▸ **TASK DESCRIPTION**
Pull out all lines from the listing below in which the word "this" appears.

▸ **Records from a data source**

#####

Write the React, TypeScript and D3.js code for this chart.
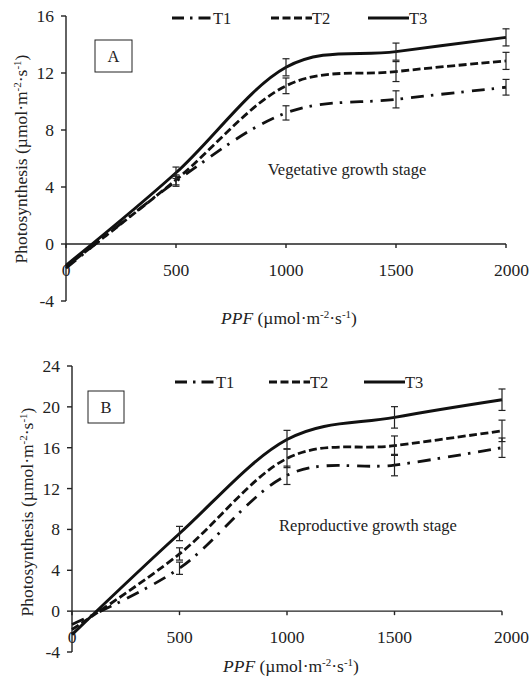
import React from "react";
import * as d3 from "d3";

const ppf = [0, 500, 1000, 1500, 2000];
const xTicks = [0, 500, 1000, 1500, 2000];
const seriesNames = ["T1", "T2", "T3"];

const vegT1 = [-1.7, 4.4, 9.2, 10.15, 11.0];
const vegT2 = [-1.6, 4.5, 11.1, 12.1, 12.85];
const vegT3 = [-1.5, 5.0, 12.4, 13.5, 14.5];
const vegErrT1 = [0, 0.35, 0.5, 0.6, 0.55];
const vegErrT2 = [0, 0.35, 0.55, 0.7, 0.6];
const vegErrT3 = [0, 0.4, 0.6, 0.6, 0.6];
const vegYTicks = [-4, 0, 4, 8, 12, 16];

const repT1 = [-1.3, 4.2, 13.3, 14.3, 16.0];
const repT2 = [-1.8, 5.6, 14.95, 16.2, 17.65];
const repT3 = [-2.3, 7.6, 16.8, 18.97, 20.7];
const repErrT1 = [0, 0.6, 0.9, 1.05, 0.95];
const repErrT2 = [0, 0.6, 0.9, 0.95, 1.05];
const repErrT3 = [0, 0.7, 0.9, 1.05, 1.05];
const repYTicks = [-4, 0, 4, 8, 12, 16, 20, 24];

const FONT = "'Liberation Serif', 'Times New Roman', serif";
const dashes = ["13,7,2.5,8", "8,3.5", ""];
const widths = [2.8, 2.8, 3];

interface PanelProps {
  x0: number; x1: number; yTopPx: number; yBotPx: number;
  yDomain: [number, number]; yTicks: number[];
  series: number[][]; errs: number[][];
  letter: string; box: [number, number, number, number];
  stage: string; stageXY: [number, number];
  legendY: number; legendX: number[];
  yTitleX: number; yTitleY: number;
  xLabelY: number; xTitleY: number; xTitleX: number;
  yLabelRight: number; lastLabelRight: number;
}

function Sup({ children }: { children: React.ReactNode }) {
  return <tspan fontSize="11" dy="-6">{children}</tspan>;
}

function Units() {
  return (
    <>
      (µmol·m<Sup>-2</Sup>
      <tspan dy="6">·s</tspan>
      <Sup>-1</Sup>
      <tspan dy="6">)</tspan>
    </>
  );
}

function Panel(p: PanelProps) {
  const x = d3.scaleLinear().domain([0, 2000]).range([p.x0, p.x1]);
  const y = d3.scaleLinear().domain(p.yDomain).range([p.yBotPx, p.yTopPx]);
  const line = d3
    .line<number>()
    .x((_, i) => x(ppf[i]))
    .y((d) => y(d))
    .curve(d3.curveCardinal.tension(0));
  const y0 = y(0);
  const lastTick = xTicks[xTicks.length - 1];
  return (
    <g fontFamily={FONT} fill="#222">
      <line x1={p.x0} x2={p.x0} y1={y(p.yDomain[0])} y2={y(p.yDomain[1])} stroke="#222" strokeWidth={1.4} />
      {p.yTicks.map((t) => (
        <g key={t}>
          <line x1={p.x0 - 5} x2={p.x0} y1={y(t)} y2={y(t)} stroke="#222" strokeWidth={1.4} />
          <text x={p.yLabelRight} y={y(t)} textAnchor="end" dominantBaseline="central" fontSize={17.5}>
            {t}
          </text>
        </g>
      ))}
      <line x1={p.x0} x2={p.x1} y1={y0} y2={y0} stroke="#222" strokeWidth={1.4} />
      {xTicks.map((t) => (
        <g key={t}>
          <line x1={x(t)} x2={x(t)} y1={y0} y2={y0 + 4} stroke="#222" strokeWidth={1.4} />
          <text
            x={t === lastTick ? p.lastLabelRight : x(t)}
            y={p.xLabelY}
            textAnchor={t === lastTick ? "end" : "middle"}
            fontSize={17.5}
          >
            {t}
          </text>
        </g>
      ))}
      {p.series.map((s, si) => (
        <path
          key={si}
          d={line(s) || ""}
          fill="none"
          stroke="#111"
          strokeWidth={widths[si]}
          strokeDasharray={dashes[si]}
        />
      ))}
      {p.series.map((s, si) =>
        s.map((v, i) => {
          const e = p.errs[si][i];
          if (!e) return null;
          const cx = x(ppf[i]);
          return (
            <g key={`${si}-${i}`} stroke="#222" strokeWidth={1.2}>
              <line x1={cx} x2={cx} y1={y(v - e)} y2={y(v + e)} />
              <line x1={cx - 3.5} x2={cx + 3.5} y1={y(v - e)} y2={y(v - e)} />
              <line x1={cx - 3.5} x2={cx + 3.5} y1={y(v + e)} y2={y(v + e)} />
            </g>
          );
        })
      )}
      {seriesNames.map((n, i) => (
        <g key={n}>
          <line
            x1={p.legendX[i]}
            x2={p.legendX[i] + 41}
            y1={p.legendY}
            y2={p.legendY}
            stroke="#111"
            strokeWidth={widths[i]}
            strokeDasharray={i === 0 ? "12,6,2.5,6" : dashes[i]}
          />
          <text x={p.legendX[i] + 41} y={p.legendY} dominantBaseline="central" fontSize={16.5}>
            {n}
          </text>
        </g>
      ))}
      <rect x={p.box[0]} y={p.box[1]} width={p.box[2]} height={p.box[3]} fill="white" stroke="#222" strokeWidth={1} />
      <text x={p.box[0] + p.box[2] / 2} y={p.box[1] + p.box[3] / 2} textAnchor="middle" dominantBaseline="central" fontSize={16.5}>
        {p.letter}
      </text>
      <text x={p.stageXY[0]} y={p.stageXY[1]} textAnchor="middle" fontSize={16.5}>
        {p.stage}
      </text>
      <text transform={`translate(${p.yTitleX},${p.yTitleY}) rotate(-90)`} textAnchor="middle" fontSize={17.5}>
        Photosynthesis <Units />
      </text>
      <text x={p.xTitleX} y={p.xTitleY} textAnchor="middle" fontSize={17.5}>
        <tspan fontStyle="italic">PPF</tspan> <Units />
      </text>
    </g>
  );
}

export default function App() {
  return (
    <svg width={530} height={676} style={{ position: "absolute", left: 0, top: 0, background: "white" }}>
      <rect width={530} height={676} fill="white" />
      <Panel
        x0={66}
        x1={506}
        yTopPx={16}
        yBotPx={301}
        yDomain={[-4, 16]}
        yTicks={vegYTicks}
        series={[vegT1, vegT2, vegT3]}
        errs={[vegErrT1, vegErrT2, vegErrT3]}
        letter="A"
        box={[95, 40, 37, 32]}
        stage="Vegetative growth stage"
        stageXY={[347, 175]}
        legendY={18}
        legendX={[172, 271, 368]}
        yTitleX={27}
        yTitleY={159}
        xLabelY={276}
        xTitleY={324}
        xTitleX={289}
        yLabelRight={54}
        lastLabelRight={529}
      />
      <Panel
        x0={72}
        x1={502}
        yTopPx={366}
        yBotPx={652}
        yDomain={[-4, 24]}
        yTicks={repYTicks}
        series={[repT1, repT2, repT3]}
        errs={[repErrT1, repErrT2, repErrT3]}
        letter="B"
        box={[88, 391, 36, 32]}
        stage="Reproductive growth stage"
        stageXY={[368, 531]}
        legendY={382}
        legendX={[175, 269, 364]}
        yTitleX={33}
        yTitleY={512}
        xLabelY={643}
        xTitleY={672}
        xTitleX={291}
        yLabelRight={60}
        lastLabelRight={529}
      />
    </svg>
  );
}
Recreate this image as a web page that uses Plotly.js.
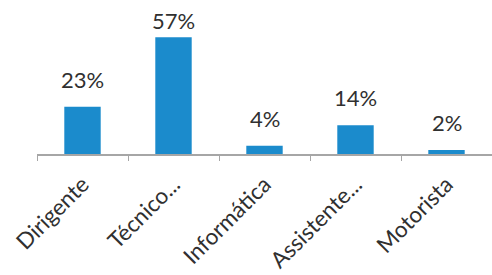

#####

▸ **ANSWER TO THE PROBLEM**
Write the React, TypeScript and D3.js code for this chart.
Recreate this image as a web page that uses Plotly.js.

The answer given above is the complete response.